[Records with drawing code]

● ● ●

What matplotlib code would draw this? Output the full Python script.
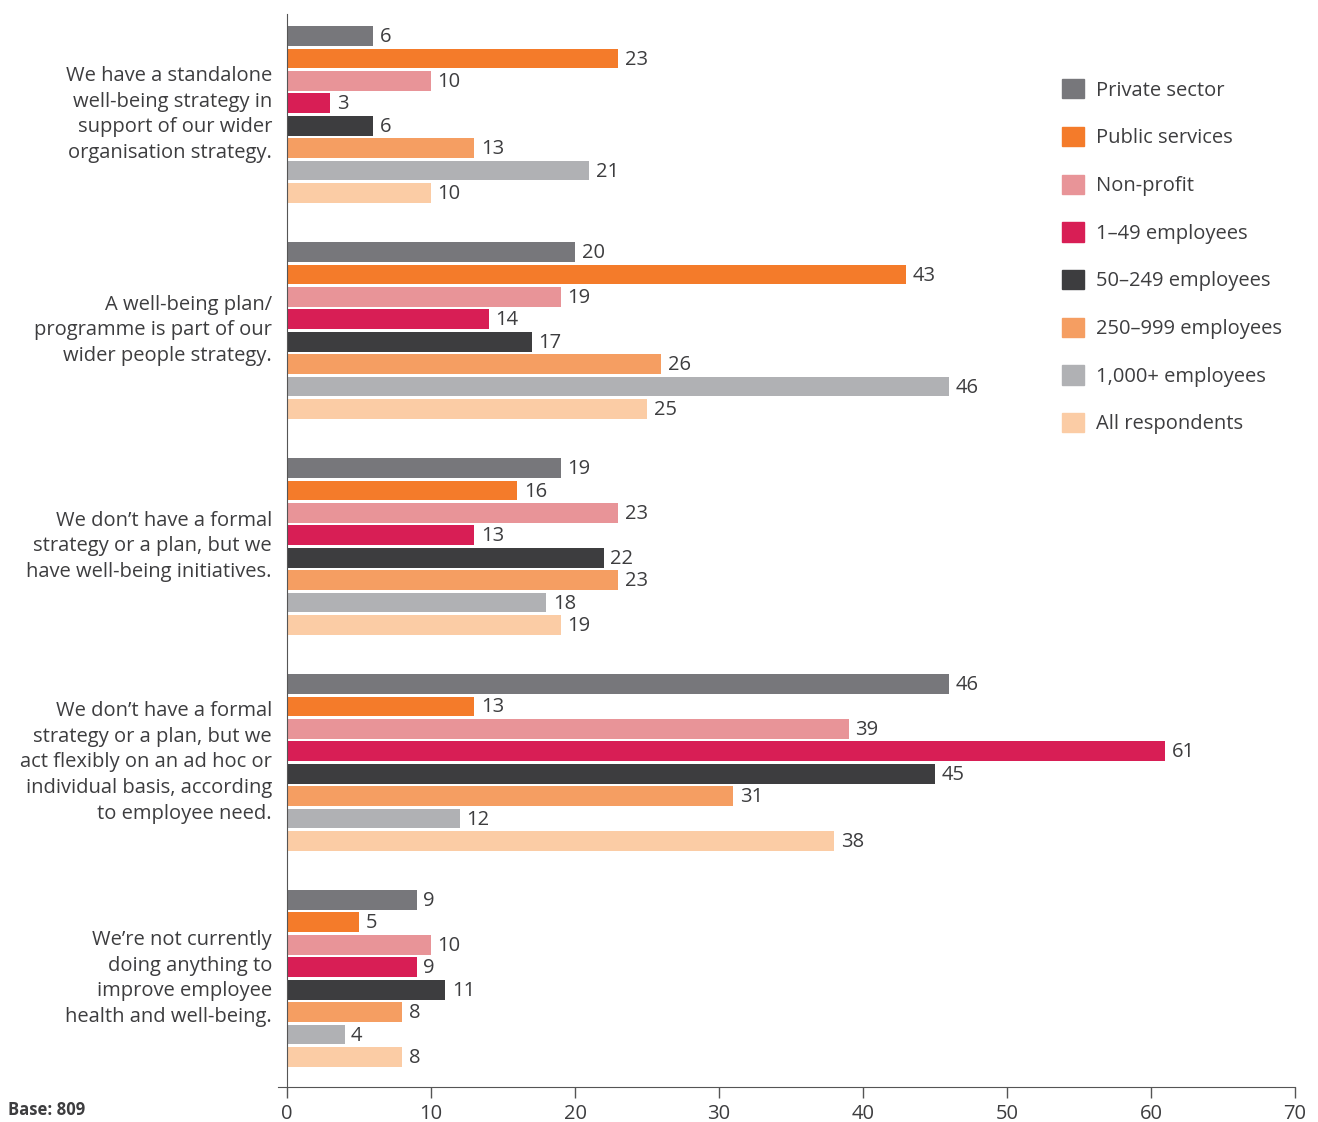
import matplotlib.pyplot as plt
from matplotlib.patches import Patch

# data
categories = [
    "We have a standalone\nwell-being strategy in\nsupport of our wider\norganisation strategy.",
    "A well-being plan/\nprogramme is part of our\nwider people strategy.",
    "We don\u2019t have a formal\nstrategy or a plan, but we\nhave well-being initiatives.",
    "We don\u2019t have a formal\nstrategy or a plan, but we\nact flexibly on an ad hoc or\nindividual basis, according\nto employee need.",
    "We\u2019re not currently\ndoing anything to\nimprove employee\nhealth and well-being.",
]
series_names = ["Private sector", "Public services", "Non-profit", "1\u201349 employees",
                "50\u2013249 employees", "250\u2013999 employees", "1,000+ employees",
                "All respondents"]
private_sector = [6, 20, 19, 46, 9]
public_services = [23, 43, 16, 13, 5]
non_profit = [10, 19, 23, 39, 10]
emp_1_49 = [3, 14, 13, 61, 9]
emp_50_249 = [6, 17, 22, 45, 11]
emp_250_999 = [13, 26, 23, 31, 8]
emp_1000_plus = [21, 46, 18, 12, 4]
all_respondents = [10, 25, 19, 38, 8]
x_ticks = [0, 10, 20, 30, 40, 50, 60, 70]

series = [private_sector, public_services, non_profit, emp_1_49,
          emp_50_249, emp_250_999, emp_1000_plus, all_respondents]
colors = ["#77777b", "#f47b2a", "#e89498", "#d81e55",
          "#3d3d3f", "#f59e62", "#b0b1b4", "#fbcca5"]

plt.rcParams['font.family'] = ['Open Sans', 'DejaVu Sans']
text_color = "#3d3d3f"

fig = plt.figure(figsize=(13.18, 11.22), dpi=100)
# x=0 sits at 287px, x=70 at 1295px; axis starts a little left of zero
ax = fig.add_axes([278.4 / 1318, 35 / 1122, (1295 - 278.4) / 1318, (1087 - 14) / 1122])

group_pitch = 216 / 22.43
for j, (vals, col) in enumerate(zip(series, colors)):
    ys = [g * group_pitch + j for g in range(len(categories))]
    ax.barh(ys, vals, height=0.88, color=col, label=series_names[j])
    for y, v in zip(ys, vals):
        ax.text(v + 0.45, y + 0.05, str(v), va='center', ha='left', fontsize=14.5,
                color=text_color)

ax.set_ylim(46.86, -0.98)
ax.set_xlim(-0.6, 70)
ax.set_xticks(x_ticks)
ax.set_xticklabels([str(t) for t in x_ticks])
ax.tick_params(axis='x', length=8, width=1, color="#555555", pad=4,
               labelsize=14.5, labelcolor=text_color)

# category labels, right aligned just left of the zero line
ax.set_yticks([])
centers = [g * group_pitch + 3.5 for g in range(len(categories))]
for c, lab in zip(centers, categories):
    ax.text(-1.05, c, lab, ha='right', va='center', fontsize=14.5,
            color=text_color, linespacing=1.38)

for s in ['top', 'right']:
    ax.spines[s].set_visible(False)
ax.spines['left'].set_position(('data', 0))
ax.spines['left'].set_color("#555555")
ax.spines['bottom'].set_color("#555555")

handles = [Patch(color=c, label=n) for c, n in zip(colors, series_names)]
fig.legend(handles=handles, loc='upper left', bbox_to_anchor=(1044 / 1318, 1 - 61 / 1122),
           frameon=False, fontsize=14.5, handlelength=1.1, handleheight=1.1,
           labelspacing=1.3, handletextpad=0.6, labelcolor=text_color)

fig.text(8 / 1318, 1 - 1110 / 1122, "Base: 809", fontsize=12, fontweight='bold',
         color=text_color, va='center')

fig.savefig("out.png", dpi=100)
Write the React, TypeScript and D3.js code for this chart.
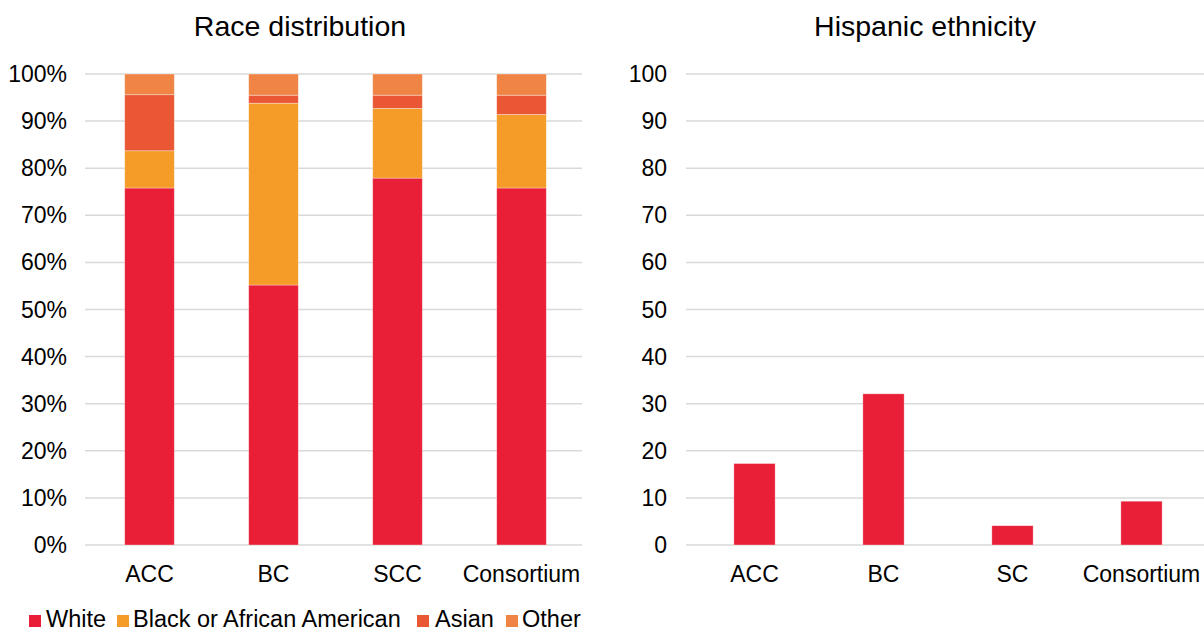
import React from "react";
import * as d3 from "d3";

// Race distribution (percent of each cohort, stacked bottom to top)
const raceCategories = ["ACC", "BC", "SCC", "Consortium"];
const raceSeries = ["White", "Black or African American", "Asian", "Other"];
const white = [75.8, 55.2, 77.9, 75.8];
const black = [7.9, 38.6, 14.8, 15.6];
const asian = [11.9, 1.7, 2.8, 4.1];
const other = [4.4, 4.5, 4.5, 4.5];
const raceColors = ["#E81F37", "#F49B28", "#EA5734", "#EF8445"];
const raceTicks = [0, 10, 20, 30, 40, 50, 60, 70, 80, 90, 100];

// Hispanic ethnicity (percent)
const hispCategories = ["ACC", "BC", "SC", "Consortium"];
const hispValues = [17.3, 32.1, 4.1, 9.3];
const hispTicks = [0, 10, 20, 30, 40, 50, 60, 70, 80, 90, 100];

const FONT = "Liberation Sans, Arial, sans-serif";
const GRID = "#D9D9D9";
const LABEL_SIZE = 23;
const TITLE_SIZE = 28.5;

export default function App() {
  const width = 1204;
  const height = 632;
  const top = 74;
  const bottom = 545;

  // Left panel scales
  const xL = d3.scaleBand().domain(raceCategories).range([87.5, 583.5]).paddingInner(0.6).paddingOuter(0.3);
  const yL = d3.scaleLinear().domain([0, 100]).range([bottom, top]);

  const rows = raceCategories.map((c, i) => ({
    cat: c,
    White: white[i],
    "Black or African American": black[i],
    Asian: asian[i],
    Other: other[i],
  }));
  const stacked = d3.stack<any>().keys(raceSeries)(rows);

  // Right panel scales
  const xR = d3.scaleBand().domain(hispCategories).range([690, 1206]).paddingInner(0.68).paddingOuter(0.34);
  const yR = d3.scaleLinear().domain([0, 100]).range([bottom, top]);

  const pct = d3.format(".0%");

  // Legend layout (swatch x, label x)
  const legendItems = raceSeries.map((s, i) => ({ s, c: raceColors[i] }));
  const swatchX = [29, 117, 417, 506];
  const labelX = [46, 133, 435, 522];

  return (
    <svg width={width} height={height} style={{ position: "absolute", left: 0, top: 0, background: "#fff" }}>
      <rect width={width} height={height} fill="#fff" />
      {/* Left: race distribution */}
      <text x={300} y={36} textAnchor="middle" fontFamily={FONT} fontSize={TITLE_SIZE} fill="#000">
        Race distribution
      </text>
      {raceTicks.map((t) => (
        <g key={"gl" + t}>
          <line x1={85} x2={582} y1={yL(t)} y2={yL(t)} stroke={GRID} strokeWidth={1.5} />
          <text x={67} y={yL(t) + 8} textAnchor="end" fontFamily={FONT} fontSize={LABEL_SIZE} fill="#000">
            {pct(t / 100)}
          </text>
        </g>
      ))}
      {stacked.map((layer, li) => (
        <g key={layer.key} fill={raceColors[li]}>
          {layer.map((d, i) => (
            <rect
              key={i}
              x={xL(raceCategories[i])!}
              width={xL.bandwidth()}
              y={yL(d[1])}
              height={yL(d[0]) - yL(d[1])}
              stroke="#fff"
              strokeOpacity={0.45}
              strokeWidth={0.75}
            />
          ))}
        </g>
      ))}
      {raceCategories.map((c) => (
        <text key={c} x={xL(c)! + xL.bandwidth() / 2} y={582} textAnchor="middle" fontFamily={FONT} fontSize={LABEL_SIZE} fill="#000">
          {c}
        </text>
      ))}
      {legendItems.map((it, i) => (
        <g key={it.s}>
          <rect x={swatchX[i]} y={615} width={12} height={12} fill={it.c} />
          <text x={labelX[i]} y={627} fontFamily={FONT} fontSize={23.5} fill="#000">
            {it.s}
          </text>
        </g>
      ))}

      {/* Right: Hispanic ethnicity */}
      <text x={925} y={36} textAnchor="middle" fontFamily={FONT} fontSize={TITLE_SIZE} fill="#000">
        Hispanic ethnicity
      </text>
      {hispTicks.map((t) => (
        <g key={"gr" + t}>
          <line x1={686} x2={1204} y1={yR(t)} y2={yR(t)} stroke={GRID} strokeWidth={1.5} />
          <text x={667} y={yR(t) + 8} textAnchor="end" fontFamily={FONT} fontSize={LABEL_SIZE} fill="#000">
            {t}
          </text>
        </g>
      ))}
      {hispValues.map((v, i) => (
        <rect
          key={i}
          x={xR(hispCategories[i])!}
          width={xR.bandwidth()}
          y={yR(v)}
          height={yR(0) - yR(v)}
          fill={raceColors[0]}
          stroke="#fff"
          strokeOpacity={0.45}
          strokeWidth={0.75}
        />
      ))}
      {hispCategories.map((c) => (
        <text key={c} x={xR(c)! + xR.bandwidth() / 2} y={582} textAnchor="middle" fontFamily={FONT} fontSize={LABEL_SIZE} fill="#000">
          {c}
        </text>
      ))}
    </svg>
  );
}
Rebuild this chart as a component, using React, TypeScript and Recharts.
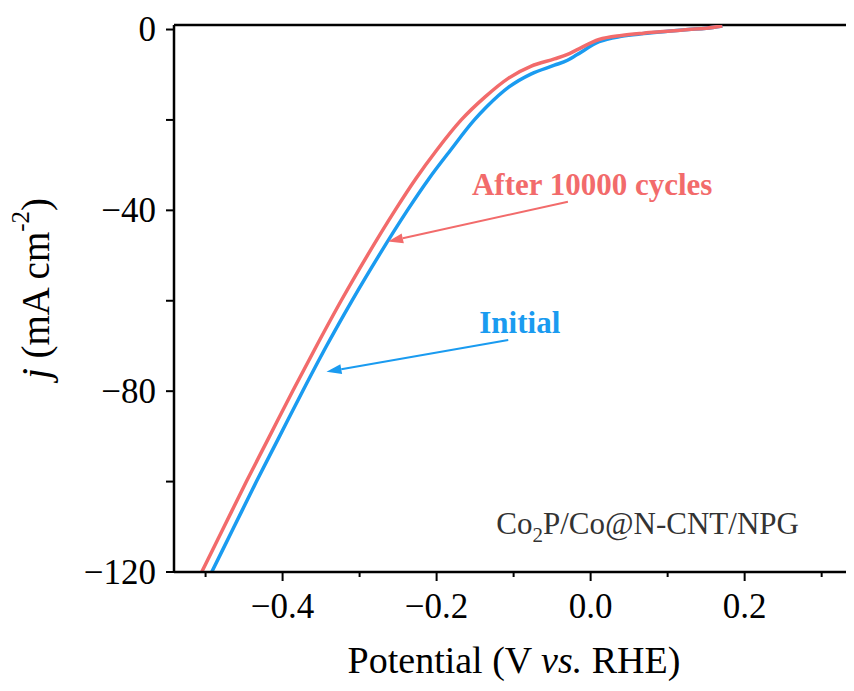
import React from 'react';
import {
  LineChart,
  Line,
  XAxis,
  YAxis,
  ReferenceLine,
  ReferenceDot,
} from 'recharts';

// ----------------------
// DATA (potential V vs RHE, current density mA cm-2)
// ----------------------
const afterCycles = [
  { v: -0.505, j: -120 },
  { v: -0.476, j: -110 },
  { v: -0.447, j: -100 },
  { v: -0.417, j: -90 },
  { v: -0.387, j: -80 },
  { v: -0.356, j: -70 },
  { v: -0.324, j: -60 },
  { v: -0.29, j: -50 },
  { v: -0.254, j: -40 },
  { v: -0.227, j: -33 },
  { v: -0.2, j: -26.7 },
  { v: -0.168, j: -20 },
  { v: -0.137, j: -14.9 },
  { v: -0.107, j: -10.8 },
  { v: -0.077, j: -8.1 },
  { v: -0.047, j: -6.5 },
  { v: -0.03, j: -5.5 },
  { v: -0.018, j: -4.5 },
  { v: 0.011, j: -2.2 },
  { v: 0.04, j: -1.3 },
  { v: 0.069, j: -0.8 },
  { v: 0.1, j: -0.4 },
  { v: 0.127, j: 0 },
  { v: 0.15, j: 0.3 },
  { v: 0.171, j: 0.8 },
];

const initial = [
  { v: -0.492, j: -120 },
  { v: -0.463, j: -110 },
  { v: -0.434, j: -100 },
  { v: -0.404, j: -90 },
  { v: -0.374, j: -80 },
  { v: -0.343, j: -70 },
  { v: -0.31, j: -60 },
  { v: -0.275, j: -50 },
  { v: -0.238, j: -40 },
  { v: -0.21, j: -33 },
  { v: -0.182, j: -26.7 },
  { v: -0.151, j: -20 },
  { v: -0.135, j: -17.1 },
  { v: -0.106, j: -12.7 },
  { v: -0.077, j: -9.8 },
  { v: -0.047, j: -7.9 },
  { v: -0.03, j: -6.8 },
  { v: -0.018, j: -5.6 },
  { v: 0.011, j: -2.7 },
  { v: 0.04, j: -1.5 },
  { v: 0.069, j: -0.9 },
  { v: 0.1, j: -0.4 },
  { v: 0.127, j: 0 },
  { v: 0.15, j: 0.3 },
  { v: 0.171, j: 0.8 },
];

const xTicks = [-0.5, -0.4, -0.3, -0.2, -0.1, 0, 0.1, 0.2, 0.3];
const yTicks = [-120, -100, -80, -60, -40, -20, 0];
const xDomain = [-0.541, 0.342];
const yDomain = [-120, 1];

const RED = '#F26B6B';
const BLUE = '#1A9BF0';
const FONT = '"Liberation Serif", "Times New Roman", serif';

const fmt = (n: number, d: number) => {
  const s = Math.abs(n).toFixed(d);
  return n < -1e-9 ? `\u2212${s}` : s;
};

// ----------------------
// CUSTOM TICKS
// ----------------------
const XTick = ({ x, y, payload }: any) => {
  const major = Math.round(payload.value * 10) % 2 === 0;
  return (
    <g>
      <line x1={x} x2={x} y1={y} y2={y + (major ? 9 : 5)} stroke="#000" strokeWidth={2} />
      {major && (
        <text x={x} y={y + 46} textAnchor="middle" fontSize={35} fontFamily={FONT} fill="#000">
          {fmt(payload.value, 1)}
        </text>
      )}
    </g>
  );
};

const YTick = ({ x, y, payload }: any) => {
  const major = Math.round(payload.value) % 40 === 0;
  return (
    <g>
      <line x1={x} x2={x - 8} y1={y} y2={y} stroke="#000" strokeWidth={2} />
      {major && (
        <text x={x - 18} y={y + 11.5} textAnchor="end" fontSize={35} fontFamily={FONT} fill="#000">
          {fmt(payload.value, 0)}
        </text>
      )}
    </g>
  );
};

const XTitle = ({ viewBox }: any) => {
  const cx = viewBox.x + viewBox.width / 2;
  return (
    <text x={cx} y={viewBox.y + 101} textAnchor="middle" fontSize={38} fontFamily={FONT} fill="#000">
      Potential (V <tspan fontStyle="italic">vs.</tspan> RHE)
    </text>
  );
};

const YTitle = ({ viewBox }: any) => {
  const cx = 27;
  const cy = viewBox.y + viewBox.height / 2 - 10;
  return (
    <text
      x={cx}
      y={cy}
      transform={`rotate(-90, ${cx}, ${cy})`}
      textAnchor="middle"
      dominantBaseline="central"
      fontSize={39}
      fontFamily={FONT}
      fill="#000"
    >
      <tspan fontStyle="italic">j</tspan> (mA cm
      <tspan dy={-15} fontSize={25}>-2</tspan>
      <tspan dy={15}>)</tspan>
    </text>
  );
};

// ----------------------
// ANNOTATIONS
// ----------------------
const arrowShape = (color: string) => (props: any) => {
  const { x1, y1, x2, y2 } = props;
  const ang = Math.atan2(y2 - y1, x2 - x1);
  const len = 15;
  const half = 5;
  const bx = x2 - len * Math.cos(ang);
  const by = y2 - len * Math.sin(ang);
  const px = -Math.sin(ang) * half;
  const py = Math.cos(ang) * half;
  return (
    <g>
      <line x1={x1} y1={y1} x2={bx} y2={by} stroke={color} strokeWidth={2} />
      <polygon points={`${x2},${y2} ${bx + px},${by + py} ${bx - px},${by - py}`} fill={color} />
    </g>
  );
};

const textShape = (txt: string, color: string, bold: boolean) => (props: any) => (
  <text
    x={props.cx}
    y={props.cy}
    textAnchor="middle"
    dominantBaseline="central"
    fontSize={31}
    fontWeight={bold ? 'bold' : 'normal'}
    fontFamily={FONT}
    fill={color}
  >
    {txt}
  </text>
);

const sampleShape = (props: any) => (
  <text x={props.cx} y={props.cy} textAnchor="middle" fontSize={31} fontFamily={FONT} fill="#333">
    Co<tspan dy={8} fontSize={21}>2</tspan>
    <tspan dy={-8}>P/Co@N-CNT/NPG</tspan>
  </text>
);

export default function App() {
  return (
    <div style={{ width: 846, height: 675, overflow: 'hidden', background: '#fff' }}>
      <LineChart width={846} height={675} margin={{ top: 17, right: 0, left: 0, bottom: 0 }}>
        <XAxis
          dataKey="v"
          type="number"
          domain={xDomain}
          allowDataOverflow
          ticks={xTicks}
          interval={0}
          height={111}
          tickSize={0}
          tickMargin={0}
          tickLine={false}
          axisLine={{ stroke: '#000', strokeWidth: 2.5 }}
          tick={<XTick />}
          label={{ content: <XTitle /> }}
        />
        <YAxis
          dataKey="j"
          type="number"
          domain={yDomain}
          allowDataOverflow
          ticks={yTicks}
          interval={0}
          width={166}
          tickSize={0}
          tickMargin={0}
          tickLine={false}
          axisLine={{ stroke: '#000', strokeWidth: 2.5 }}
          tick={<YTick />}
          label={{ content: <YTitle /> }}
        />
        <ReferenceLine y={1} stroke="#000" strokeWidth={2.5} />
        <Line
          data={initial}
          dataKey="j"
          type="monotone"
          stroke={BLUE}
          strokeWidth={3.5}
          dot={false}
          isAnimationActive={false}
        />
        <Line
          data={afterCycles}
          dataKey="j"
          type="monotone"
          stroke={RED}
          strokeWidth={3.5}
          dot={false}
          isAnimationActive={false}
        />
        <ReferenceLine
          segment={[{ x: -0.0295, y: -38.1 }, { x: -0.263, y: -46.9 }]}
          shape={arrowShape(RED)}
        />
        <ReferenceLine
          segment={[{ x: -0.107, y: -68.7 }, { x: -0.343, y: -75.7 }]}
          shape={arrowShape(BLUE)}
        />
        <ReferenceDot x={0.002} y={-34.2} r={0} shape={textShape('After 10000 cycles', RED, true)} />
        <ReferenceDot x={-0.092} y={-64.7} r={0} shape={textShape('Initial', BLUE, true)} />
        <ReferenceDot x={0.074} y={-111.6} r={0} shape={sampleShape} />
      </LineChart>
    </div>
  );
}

● ● ●

Begin at the first line of the records and please reproduce every line exactly through the one containing "from matplotlib.patches import Patch", leaving all pictures out.

- **The result**
What matplotlib code would draw this? Output the full Python script.
import matplotlib.pyplot as plt
from matplotlib.patches import Patch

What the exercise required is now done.